A blog is an amazing business tool for B2B marketers. Not only is it a means of sharing valuable information with existing customers, it can also fuel your inbound marketing strategy by boosting your SEO.
According to HubSpot, businesses that blog 20+ times a month generate five times more traffic than businesses that blog less than four times a month. That’s lead generation gold, right there. Especially when your blog helps funnel traffic through the buying cycle, by linking to audience-specific landing pages, email capture pages or additional resources. But if you’re not also measuring the performance of your content, you’re missing out on opportunities to make it even better.
Here are five of the 10 metrics HubSpot says bloggers should be tracking, and what you can learn from each:
1. Page Views/Traffic
Compare your blog posts side by side and see which ones have the most page views. Which ones have the fewest? Page views are a good (albeit unscientific) way to gauge which topics are most important to your audience. They can also help you identify patterns in your content. Which headline structure seems to work best? Do your readers prefer “top tips” posts or the ones in which you offer a personal opinion? Adjust your content accordingly and you’ll likely see better results.
2. Referral Sites
Referral sources will tell you how people are getting to your blog. If you’re getting a high percentage of visitors from organic search, it probably means you’re successfully optimizing for keywords your audience is searching. If traffic from social media is low, for example, you might want to consider allocating resources to better promote your blog socially. Tracking referral sites as you launch promotions will also help you determine ROI for one channel over another.
3. Calls to Action
Every post should have a call to action, whether it’s an offer, a link to additional information or something similar. What do you want the reader to do with the information you just shared? Evaluate which calls to action are the most successful, and consider featuring them prominently on your blog’s home page so they get even more mileage.
4. Bounce Rate
The bounce rate tells you how often visitors leave your blog without visiting other pages. While the bounce rate can sometimes be a good indicator of how appealing your content is, it’s not foolproof. For example, some people come to our blog expecting to find plaid kilts for sale (a future business venture, perhaps?) and leave once they figure out we’re a marketing agency.

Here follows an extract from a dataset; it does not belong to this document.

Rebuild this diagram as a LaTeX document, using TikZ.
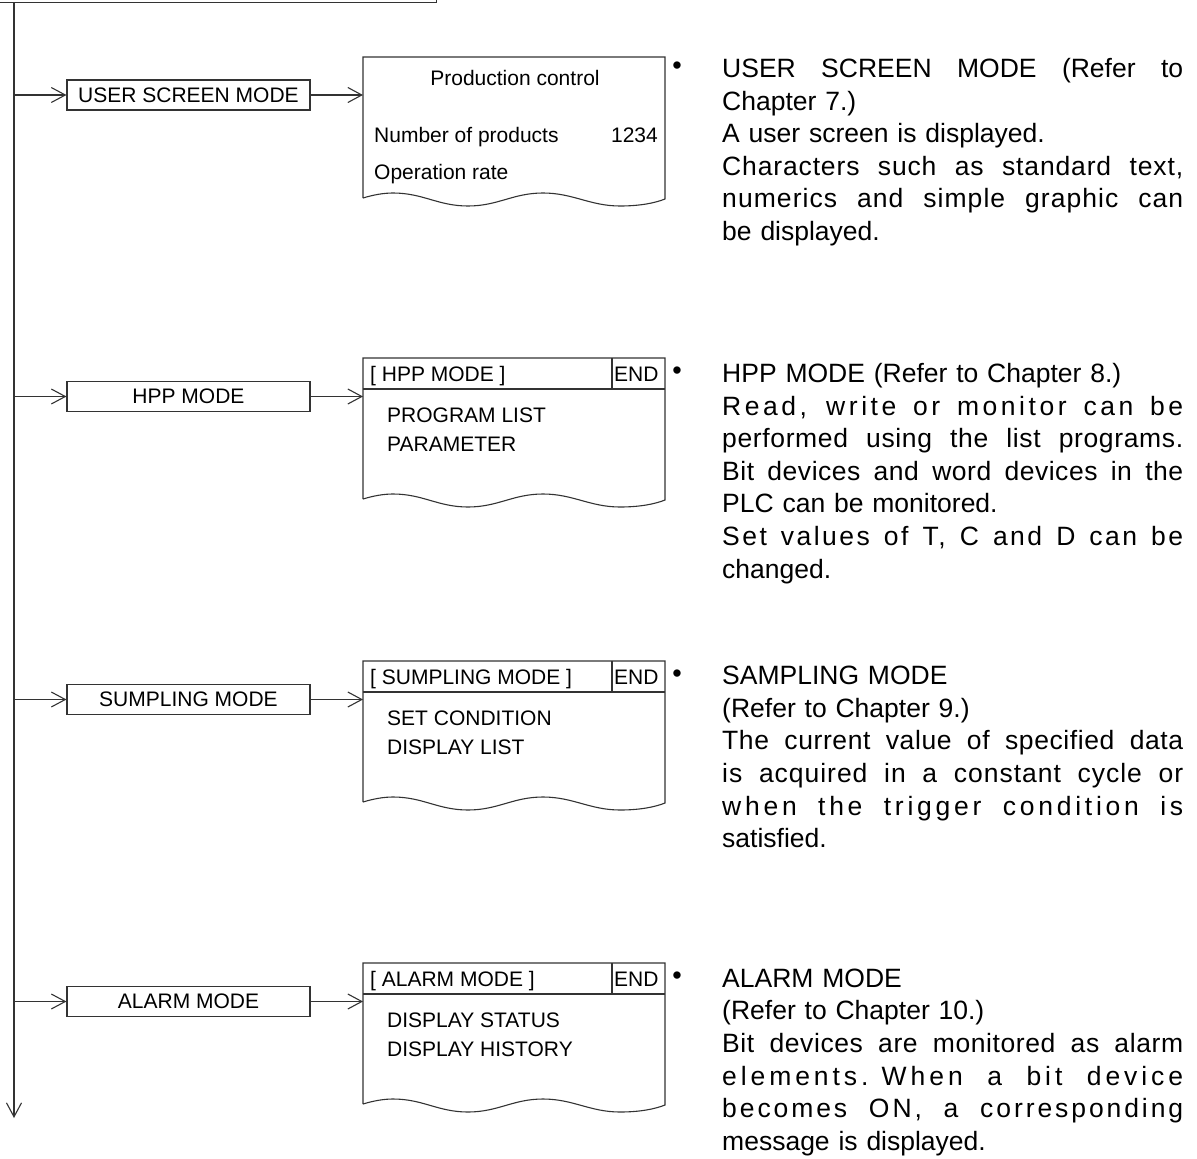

But working to decrease bounce rate is always a good goal. Consider adding a sidebar widget with your blog’s top posts or showing short previews of the posts on your home page (instead of the entire post) so visitors are more likely to find a topic that’s appealing.
5. Inbound Links
Inbound links are links from other websites and blogs that point to your content, meaning someone found your information useful enough to mention in their own content. Examining your blog’s inbound links can help you discover new audiences or potential partnerships, and can help you identify what content people find relevant.
Are there any other analytics you measure? What adjustments have you made to your blog as a result?